After taking Game 1 of the Western Conference semifinals on Tuesday against the Golden State Warriors, it happened again, and it’s getting to the point where it could single-handedly prevent them from winning the NBA championship this year.

It's not the fact that the Lakers lost, but how they lost

It would’ve been completely understandable and even OK for the Lakers to drop Game 2 to Golden State. It was a virtual must-win game for the Warriors, and it was a game the Lakers didn’t really need to win.

But the Lakers didn’t just lose — they lost in blowout fashion. They got outscored 84-47 in the second and third quarters on Thursday, and they ended up falling by a final score of 127-100. Once they fell behind by a large margin in the third period, they failed to fight back, almost as if they were perfectly OK with going down big because they had already stolen home-court advantage.

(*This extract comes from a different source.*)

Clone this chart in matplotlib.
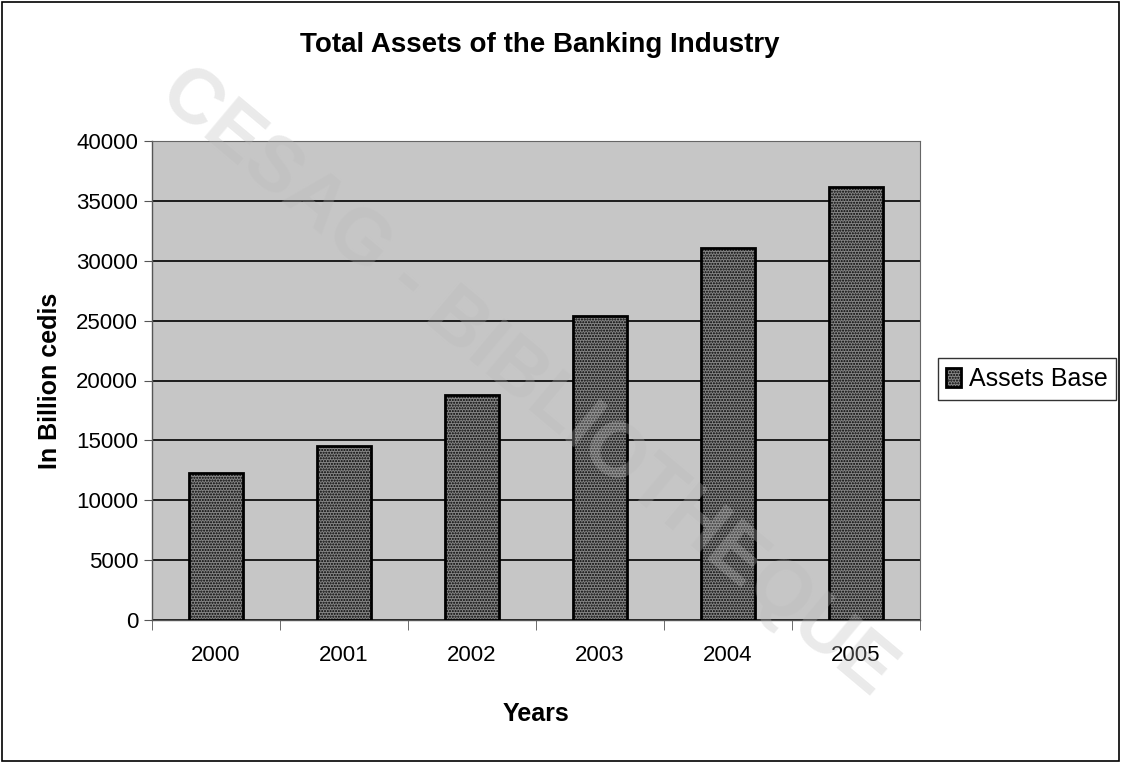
import matplotlib
matplotlib.use("Agg")
import matplotlib.pyplot as plt
from matplotlib.patches import Rectangle

years = ["2000", "2001", "2002", "2003", "2004", "2005"]
assets = [12300, 14500, 18750, 25350, 31100, 36150]
y_ticks = [0, 5000, 10000, 15000, 20000, 25000, 30000, 35000, 40000]

plt.rcParams['font.family'] = ['Liberation Sans', 'DejaVu Sans']

W, H = 1121, 763
fig = plt.figure(figsize=(W / 100, H / 100), dpi=100)
fig.patch.set_facecolor("white")
fig.patches.append(Rectangle((0.002, 0.003), 0.996, 0.994, transform=fig.transFigure,
                             fill=False, edgecolor="black", linewidth=1.2))

ax = fig.add_axes([152 / W, 1 - 620 / H, (920 - 152) / W, (620 - 141) / H])
ax.set_facecolor("#c6c6c6")

x = list(range(len(years)))
ax.bar(x, assets, width=0.42, color="#858585", edgecolor="black", linewidth=2,
       hatch="......", zorder=3, label="Assets Base")

ax.set_xlim(-0.5, len(years) - 0.5)
ax.set_ylim(0, 40000)
ax.set_yticks(y_ticks)
ax.set_yticklabels([str(v) for v in y_ticks], fontsize=16)
ax.set_xticks(x)
ax.set_xticklabels(years, fontsize=16)
ax.tick_params(axis="x", length=0, pad=18)
ax.set_xticks([i + 0.5 for i in range(-1, len(years))], minor=True)
ax.tick_params(axis="x", which="minor", length=7, direction="out", color="#555555")
ax.tick_params(axis="y", length=6, direction="out", color="#555555", pad=4)
ax.grid(axis="y", color="black", linewidth=1.2, zorder=1)
ax.set_axisbelow(True)
for s in ["top", "right"]:
    ax.spines[s].set_color("#666666")
    ax.spines[s].set_linewidth(0.8)
for s in ["left", "bottom"]:
    ax.spines[s].set_color("#555555")
    ax.spines[s].set_linewidth(1.0)

ax.set_xlabel("Years", fontsize=18, fontweight="bold", labelpad=26)
ax.set_ylabel("In Billion cedis", fontsize=18, fontweight="bold", labelpad=10)
fig.text(540 / W, 1 - 45 / H, "Total Assets of the Banking Industry", fontsize=20,
         fontweight="bold", ha="center", va="center")

leg = fig.legend(loc="center", bbox_to_anchor=(1027 / W, 1 - 379 / H), fontsize=18,
                 frameon=True, fancybox=False, edgecolor="black", handlelength=0.6,
                 handleheight=0.8, handletextpad=0.3, borderpad=0.35)
leg.get_frame().set_linewidth(1.0)

fig.text(0.47, 0.5, "CESAG - BIBLIOTHEQUE", fontsize=56, color="#bbbbbb", alpha=0.3,
         rotation=-40, ha="center", va="center", fontweight="bold", zorder=10)

fig.savefig("out.png", dpi=100)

In particular, Anthony Davis followed up a historically dominant Game 1 performance with a historically lackluster and unacceptable Game 2 clunker, scoring just 11 points and attempting only 11 shots in 33 minutes.

The Warriors, who have won four of the last eight Larry O’Brien trophies, are a team Los Angeles cannot give any victories to. They know how to win big games, and they have plenty of firepower that simply cannot be contained at times, such as in Game 2 when they shot 21 of 42 from 3-point range.

If the Lakers are to win their 18th title this summer, they must be on point from this point on. One more extended lapse could very well mean an unpleasant summer for them.